Economic downturns, shifting consumer behaviors and even serious weather events can quickly turn the tide for an otherwise healthy business. For these reasons, lean operations and keeping a close eye on overhead costs are critical.
For example, if your company sells products that you must build or buy, keeping a certain level of inventory to meet customer demand is critical. It is this inventory, sitting on shelves and costing money to purchase or create, that can suck the life out of your otherwise profitable business.
Here is where modern technology can help. A small investment in inventory-management solutions that help manufacturers follow just-in-time (JIT) practices can reduce both production and inventory costs.
Today, many of the repetitive administrative functions can be automated. This includes employee time-tracking, client invoicing, warehouse inventory and fulfillment, and shipping logistics. If you haven’t taken advantage of business-automation solutions, then you are likely spending more money on running a business that is operating ineffectively.

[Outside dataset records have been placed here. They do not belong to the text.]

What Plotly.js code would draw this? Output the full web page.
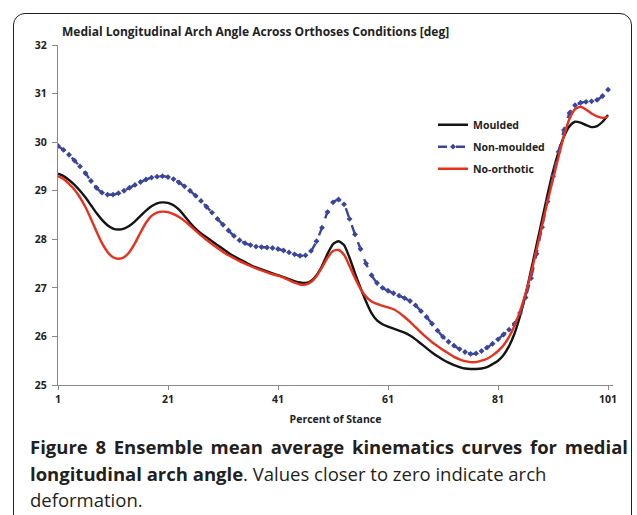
<!DOCTYPE html>
<html>
<head>
<meta charset="utf-8">
<script src="https://cdn.plot.ly/plotly-3.0.1.min.js"></script>
<style>
  html, body { margin: 0; padding: 0; background: #ffffff; overflow: hidden; }
  #wrap { position: relative; width: 637px; height: 515px; }
  #chart { position: absolute; left: 0; top: 0; width: 637px; height: 515px; }
  #frame { position: absolute; left: 13px; top: 13px; width: 619px; height: 600px;
           border: 1.5px solid #1f1f1f; border-radius: 12px; pointer-events: none; box-sizing: border-box; }
  #caption { position: absolute; left: 30px; top: 434px; width: 598px;
             font-family: "Open Sans", sans-serif; font-size: 18.5px; line-height: 26.5px; color: #231f20; }
  #caption .l1 { text-align: justify; text-align-last: justify; white-space: nowrap; }
  #caption b { font-weight: 700; }
</style>
</head>
<body>
<div id="wrap">
  <div id="chart"></div>
  <div id="frame"></div>
  <div id="caption">
    <div class="l1"><b>Figure 8 Ensemble mean average kinematics curves for medial</b></div>
    <div><b>longitudinal arch angle</b>. Values closer to zero indicate arch</div>
    <div>deformation.</div>
  </div>
</div>
<script>
// Percent of stance (1..101)
const stance = Array.from({length: 101}, (_, i) => i + 1);

const moulded = [
  29.35, 29.30, 29.22, 29.12, 29.00, 28.86, 28.70, 28.54, 28.40, 28.29,
  28.22, 28.20, 28.22, 28.28, 28.37, 28.48, 28.59, 28.68, 28.74, 28.76,
  28.75, 28.70, 28.61, 28.48, 28.34, 28.22, 28.12, 28.04, 27.96, 27.88,
  27.80, 27.72, 27.65, 27.59, 27.53, 27.47, 27.42, 27.38, 27.34, 27.30,
  27.26, 27.22, 27.18, 27.14, 27.11, 27.10, 27.14, 27.26, 27.45, 27.70,
  27.90, 27.96, 27.88, 27.62, 27.30, 27.00, 26.72, 26.48, 26.33, 26.25,
  26.20, 26.16, 26.12, 26.08, 26.02, 25.94, 25.85, 25.76, 25.67, 25.59,
  25.52, 25.46, 25.41, 25.37, 25.34, 25.33, 25.33, 25.34, 25.37, 25.43,
  25.50, 25.62, 25.80, 26.06, 26.42, 26.86, 27.36, 27.88, 28.40, 28.92,
  29.40, 29.80, 30.12, 30.33, 30.42, 30.40, 30.35, 30.31, 30.33, 30.42,
  30.56
];

const nonMoulded = [
  29.92, 29.84, 29.74, 29.62, 29.50, 29.36, 29.20, 29.06, 28.96, 28.92,
  28.92, 28.95, 29.00, 29.06, 29.12, 29.18, 29.23, 29.27, 29.29, 29.30,
  29.28, 29.24, 29.17, 29.09, 29.00, 28.90, 28.79, 28.67, 28.55, 28.42,
  28.30, 28.18, 28.07, 27.98, 27.92, 27.88, 27.85, 27.84, 27.83, 27.82,
  27.80, 27.77, 27.73, 27.69, 27.66, 27.67, 27.76, 27.96, 28.24, 28.56,
  28.76, 28.82, 28.72, 28.42, 28.10, 27.80, 27.50, 27.26, 27.10, 27.00,
  26.94, 26.89, 26.84, 26.79, 26.73, 26.64, 26.52, 26.40, 26.26, 26.12,
  25.99, 25.89, 25.81, 25.74, 25.68, 25.64, 25.65, 25.70, 25.77, 25.85,
  25.94, 26.04, 26.14, 26.26, 26.48, 26.80, 27.20, 27.70, 28.25, 28.78,
  29.30, 29.80, 30.25, 30.60, 30.76, 30.81, 30.83, 30.84, 30.87, 30.95,
  31.08
];

const noOrthotic = [
  29.30, 29.24, 29.14, 29.02, 28.86, 28.66, 28.42, 28.16, 27.92, 27.74,
  27.63, 27.60, 27.63, 27.74, 27.92, 28.14, 28.34, 28.48, 28.55, 28.57,
  28.56, 28.52, 28.46, 28.38, 28.28, 28.18, 28.08, 27.99, 27.90, 27.82,
  27.74, 27.67, 27.61, 27.55, 27.50, 27.45, 27.40, 27.36, 27.32, 27.28,
  27.25, 27.21, 27.16, 27.11, 27.07, 27.07, 27.12, 27.24, 27.42, 27.62,
  27.76, 27.78, 27.68, 27.45, 27.20, 26.98, 26.82, 26.72, 26.67, 26.63,
  26.60, 26.56, 26.49, 26.40, 26.30, 26.19, 26.08, 25.98, 25.88, 25.80,
  25.72, 25.65, 25.58, 25.53, 25.49, 25.47, 25.47, 25.50, 25.54, 25.61,
  25.70, 25.82, 25.99, 26.22, 26.52, 26.88, 27.30, 27.78, 28.28, 28.78,
  29.24, 29.70, 30.14, 30.48, 30.68, 30.73, 30.67, 30.59, 30.53, 30.50,
  30.52
];

const xTickVals = [1, 21, 41, 61, 81, 101];
const xTickText = ['1', '21', '41', '61', '81', '101'];
const yTickVals = [25, 26, 27, 28, 29, 30, 31, 32];

const axisGrey = '#8a8a8a';
const tickFont = {family: 'Open Sans, sans-serif', size: 10.5, color: '#222222', weight: 'bold'};

const traces = [
  {
    x: stance, y: moulded, name: 'Moulded', type: 'scatter', mode: 'lines',
    line: {color: '#141414', width: 2.4, shape: 'spline', smoothing: 0.6},
    legendgroup: 'a'
  },
  {
    x: stance, y: nonMoulded, name: 'Non-moulded', type: 'scatter', mode: 'lines+markers',
    line: {color: '#3a469c', width: 2.4, dash: 'dash', shape: 'spline', smoothing: 0.6},
    marker: {symbol: 'diamond', size: 4.5, color: '#3a469c'},
    legendgroup: 'b'
  },
  {
    x: stance, y: noOrthotic, name: 'No-orthotic', type: 'scatter', mode: 'lines',
    line: {color: '#e8301c', width: 2.4, shape: 'spline', smoothing: 0.6},
    legendgroup: 'c'
  }
];

const layout = {
  width: 637, height: 515,
  margin: {l: 58, r: 24, t: 45, b: 130},
  paper_bgcolor: 'rgba(0,0,0,0)',
  plot_bgcolor: 'rgba(0,0,0,0)',
  font: {family: 'Open Sans, sans-serif', color: '#222222'},
  title: {
    text: '<b>Medial Longitudinal Arch Angle Across Orthoses Conditions [deg]</b>',
    font: {family: 'Open Sans, sans-serif', size: 12, color: '#222222'},
    x: 62 / 637, xanchor: 'left', xref: 'container',
    y: 1 - 32 / 515, yanchor: 'middle', yref: 'container'
  },
  xaxis: {
    range: [1, 101.9],
    tickmode: 'array', tickvals: xTickVals, ticktext: xTickText,
    showline: true, linecolor: axisGrey, linewidth: 1.2,
    ticks: 'outside', ticklen: 4, tickcolor: axisGrey, tickwidth: 1,
    showgrid: false, zeroline: false,
    tickfont: tickFont,
    title: {text: '<b>Percent of Stance</b>', font: {family: 'Open Sans, sans-serif', size: 10.5, color: '#222222'}, standoff: 10}
  },
  yaxis: {
    range: [25, 32],
    tickmode: 'array', tickvals: yTickVals,
    showline: true, linecolor: axisGrey, linewidth: 1.2,
    ticks: 'outside', ticklen: 5, tickcolor: axisGrey, tickwidth: 1,
    showgrid: false, zeroline: false,
    tickfont: tickFont,
    ticklabelstandoff: 3
  },
  showlegend: true,
  legend: {
    x: (433 - 58) / 555, xanchor: 'left',
    y: (384 - 110) / 339, yanchor: 'top',
    bgcolor: 'rgba(0,0,0,0)', borderwidth: 0,
    font: {family: 'Open Sans, sans-serif', size: 10.5, color: '#222222', weight: 'bold'},
    tracegroupgap: 3,
    itemwidth: 30
  }
};

Plotly.newPlot('chart', traces, layout, {displayModeBar: false, staticPlot: true});
</script>
</body>
</html>
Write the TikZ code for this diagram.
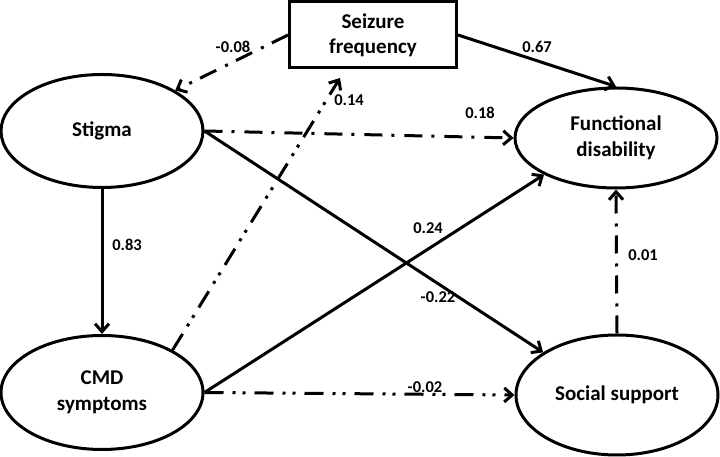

Related: 5 Ways to Keep Cash Flow Pumping
3. Make smart decisions based on data
The final topic of discussion regarding cash-management challenges is the inability to see into the future, yet market researchers publish business forecasts on a regular basis. If you really want to avoid spending too much money at a time when you should show restraint, then you must take the time to study your market-sector analysis reports and track your own key performance indicators or KPIs.
Too many business owners have an emotional attachment to their operations and their customers. But most cash-management challenges can be avoided when you track the following KPIs:
- Brand or image-awareness scores. Is your targeted demographic aware of your brand? If not, a social-media campaign or other marketing efforts should be pursued.
- Customer satisfaction (CSAT). Amazon skyrocketed in the ecommerce world because of its laser-focused obsession with customer satisfaction. If you own a public-facing business, then follow a customer-centric business approach.
- Customer acquisition cost (CAC). This metric is often subjective because many B2Bs should spend more on customer acquisition to offset low profits. In the end, this metric is used to determine if sales and marketing campaigns are cost-effective.
You don’t have to be a market analyst to make smart business decisions that return a profit. But it’s hard to overcome cash-management challenges if you can’t see where your business is performing ineffectively. The best way to track your company’s performance is to chart your financial progress based on data.